Thank you for your quick reply. I have tried reducing the learning all the way down to 0.00001, but i continue to get the same issue. This is the settings:

params = [p for p in model_ft.parameters() if p.requires_grad]

optimizer = torch.optim.SGD(params, lr=0.00001,
                            momentum=0.9, weight_decay=0.0005)

lr_scheduler = torch.optim.lr_scheduler.StepLR(optimizer,
                                               step_size=1,
                                               gamma=0.1)

I have noticed that this only seems to emerge when xmax value is lower than xmin value. Would you have any idea why this may be the case?

I will have a look at the rpn_box_regression as you suggested to see if the values are high.

Diego · July 13, 2019, 8:39pm

You can use the anomaly detection tool to check where the nans are produced. In my experience nans appear when you have high values in your gradients or if you are doing a mathematically undefined operation (e.g log(0)). In this case the latter is not likely, so it must be the former. Try and double check that your dataloader is working correctly and that it is providing you with the correct annotations.

tree33 · July 14, 2019, 7:29am

Hi, a simple alternative would be to preprocess your groundtruth before training,
you can discard the invalid samples in your groundtruth.
several things to notice:
1 xmax, ymax > xmin ymin
2 xmax ymax and xmin ymin are always inside your image.

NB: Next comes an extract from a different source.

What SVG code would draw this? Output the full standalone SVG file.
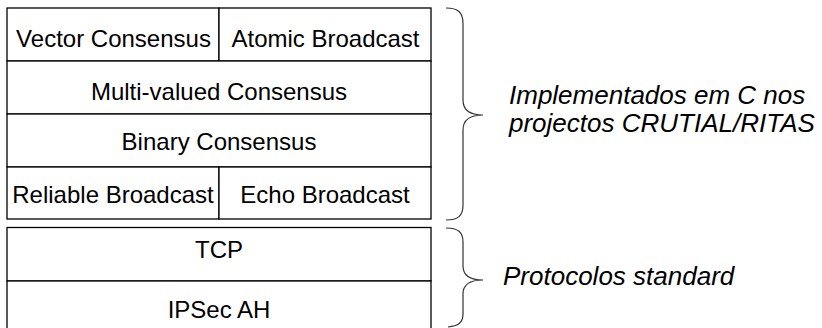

ahmed · July 15, 2019, 1:24am

Thank you for you advice. I have checked the datalaoder, and it seems to be fine. I even tested the annotations that were giving me issues by plotting the images and placing the bounding boxes on them and it looks to be working as it should. I haven’t managed to get the anomaly detection tool working yet. I will continue to work on it tomorrow. Would you have an example of how it would be used?

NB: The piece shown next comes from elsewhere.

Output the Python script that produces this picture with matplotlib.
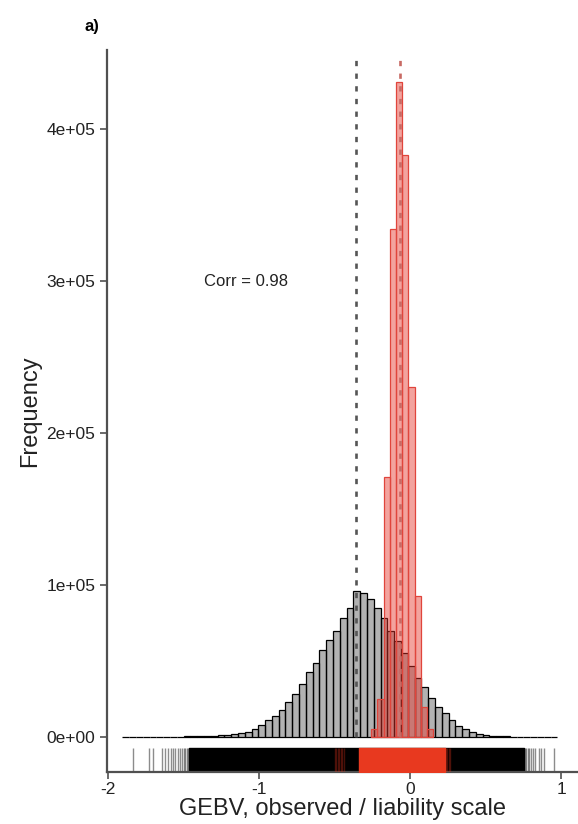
import numpy as np
import matplotlib
matplotlib.use("Agg")
import matplotlib.pyplot as plt
from matplotlib.ticker import FuncFormatter

plt.rcParams['font.family'] = ['Liberation Sans', 'DejaVu Sans']
plt.rcParams['axes.unicode_minus'] = False

# observed-scale GEBV histogram: bins of 0.045 starting at -1.905
obs_start = -1.905
obs_width = 0.045
obs_counts = [100, 100, 150, 150, 200, 200, 250, 300, 350, 400,
              500, 650, 800, 1000, 1200, 1500, 1900, 2400, 3200, 5500,
              8000, 11000, 14000, 18000, 23000, 28000, 35000, 43000, 49000, 57000,
              64000, 70000, 78000, 85000, 96000, 95000, 91000, 85000, 78000, 70000,
              63000, 55000, 47000, 39000, 33000, 26000, 20000, 15500, 11000, 7500,
              5000, 3200, 2200, 1500, 1000, 700, 500, 350, 250, 200,
              150, 100, 100, 50]

# liability-scale GEBV histogram: bins of 0.041 starting at -0.257
liab_start = -0.257
liab_width = 0.041
liab_counts = [5000, 25000, 171000, 334000, 431000, 383000, 230000, 93000, 20000, 5000]

obs_mean = -0.358
liab_mean = -0.064
corr_text = "Corr = 0.98"

# rug: isolated values and the dense stretches
obs_rug = [-1.836, -1.73, -1.70, -1.64, -1.62, -1.60, -1.585, -1.57, -1.555,
           -1.54, -1.525, -1.51, -1.50, -1.49, -1.48, -1.47,
           0.76, 0.77, 0.78, 0.79, 0.80, 0.815, 0.83, 0.855, 0.87, 0.885, 0.955]
obs_rug_band = (-1.465, 0.755)
liab_rug = [-0.50, -0.49, -0.48, -0.47, -0.46, -0.45, -0.44, 0.235, 0.245, 0.255, 0.265]
liab_rug_band = (-0.34, 0.23)

xticks = [-2, -1, 0, 1]
yticks = [0, 100000, 200000, 300000, 400000]

obs_edges = obs_start + obs_width * np.arange(len(obs_counts) + 1)
liab_edges = liab_start + liab_width * np.arange(len(liab_counts) + 1)

fig = plt.figure(figsize=(5.78, 8.24), dpi=100)
ax = fig.add_axes([107 / 578, 1 - 772 / 824, 1 - 107 / 578, (772 - 50) / 824])

axis_col = '#505050'
ax.bar(obs_edges[:-1], obs_counts, width=np.diff(obs_edges), align='edge',
       color=(0, 0, 0, 0.3), edgecolor='black', linewidth=0.9, zorder=2)
ax.bar(liab_edges[:-1], liab_counts, width=np.diff(liab_edges), align='edge',
       color=(0.9, 0.2, 0.16, 0.45), edgecolor='#e0453c', linewidth=0.9, zorder=3)

ax.vlines(obs_mean, 0, 447000, color='#555555', linestyle=(0, (2.0, 2.8)),
          linewidth=1.9, zorder=4)
ax.vlines(liab_mean, 0, 447000, color='#c86a64', linestyle=(0, (2.0, 2.8)),
          linewidth=1.9, zorder=4)

ybot, ytop = -23000, -7000
ax.vlines(obs_rug, ybot, ytop, color='black', alpha=0.45, linewidth=1.0, zorder=2)
ax.broken_barh([(obs_rug_band[0], obs_rug_band[1] - obs_rug_band[0])],
               (ybot, ytop - ybot), color='black', zorder=2)
ax.vlines(liab_rug, ybot, ytop, color='#e8341c', alpha=0.3, linewidth=1.0, zorder=3)
ax.broken_barh([(liab_rug_band[0], liab_rug_band[1] - liab_rug_band[0])],
               (ybot, ytop - ybot), color='#e8391f', zorder=3)

ax.text(-1.086, 300000, corr_text, ha='center', va='center', fontsize=12, color='#222222')

ax.set_xlim(-2.007, 1.112)
ax.set_ylim(-23000, 452000)
ax.set_xticks(xticks)
ax.set_yticks(yticks)
ax.yaxis.set_major_formatter(FuncFormatter(lambda v, p: f"{v:.0e}"))
ax.tick_params(labelsize=12.5, colors='#222222', length=5, width=1.2)
ax.tick_params(axis='both', color=axis_col)
ax.tick_params(axis='x', pad=2)
for s in ['top', 'right']:
    ax.spines[s].set_visible(False)
for s in ['left', 'bottom']:
    ax.spines[s].set_color(axis_col)
    ax.spines[s].set_linewidth(1.6)

ax.set_xlabel('GEBV, observed / liability scale', fontsize=17, color='#222222', labelpad=1)
ax.set_ylabel('Frequency', fontsize=17, color='#222222', labelpad=4)
fig.text(92 / 578, 1 - 27 / 824, 'a)', fontsize=12, fontweight='bold', ha='center', va='center')

fig.savefig('out.png', dpi=100)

ahmed · July 15, 2019, 1:43am

Hi, all the samples that I am using have are valid. The issue that I am facing is when the x1 (xmax) value is smaller than x2 (xmin), the loss rpn_box_reg loss becomes NaN. For example, for the image below, the bouding boxes are tensor([[ 53., 89., 7., 226.]]) i.e. [x2, y2, x1, y1]. When the x1 value is smaller than x2, the loss goes to zero, however, it works fine when x1>x2. In fact, it trains quite well. As you can see, the values are correct as the cyclist has the correct bounding box based on the values above. I hope this makes it a bit more clear as to the issue I am facing.

tree33 · July 15, 2019, 1:48am

Well I think I get your point, and why don’t you remove this annotation from the beginning?

ahmed · July 15, 2019, 8:55am

Thank you for your reply. I would preferably like to keep these annotations as possible as they’re limited annotations for cyclists. Also, would it not mean that during evaluation, the model outputs would be always be coordinates where x1>x2 and therefore it would never pick up the objects like the cyclist in the lower left-hand of the image?

I’m hoping this is making sense. I am new to machine learning and pytorch so I may not fully understand some of the concepts.

kl_divergence · July 15, 2019, 9:27am

Even I discussed this issue here. I tried with two different datasets. In both cases, rpn_box_reg becomes nan in first epoch itself.

ahmed · July 15, 2019, 9:59am

I will let you know if I get this working.

kl_divergence · July 15, 2019, 10:48am

Is this torchvision specific or my code has some issue ? I’ve filed an issue. I checked my data thoroughly and everything seems to be working fine except the value of specific loss.

ahmed · July 15, 2019, 11:35am

i’m not sure but i think it may have something to do with how the rpn box loss calculated. again, i’m not sure and this is only a guess. Perhaps as x1 is smaller than x2, a negative loss is calculated and that is what is causing the NaN value. I am still looking into how the rpn box loss is being calculated based on the rpn.py file.

kl_divergence · July 15, 2019, 1:47pm

Let us know if you find something.

ahmed · July 15, 2019, 2:09pm

I have decreased the learning rate, which is quite small. Would you think that i decrease it further?

kl_divergence · July 16, 2019, 12:05pm

No, decreasing LR won’t help. In my case, fmassa says that I’ve an issue with bbox notation. I’ll work on the fix

ahmed · July 17, 2019, 12:26pm

This should be the solution to our issue: https://github.com/pytorch/vision/issues/1128

However, we will have to skip those images without annotations. So I have followed the solution given here: Ignore images without annotations

Good luck!

pvtien96 · March 13, 2024, 10:53pm

This is gold “to scale your learning rate linearly according to your batch size”. Thank you!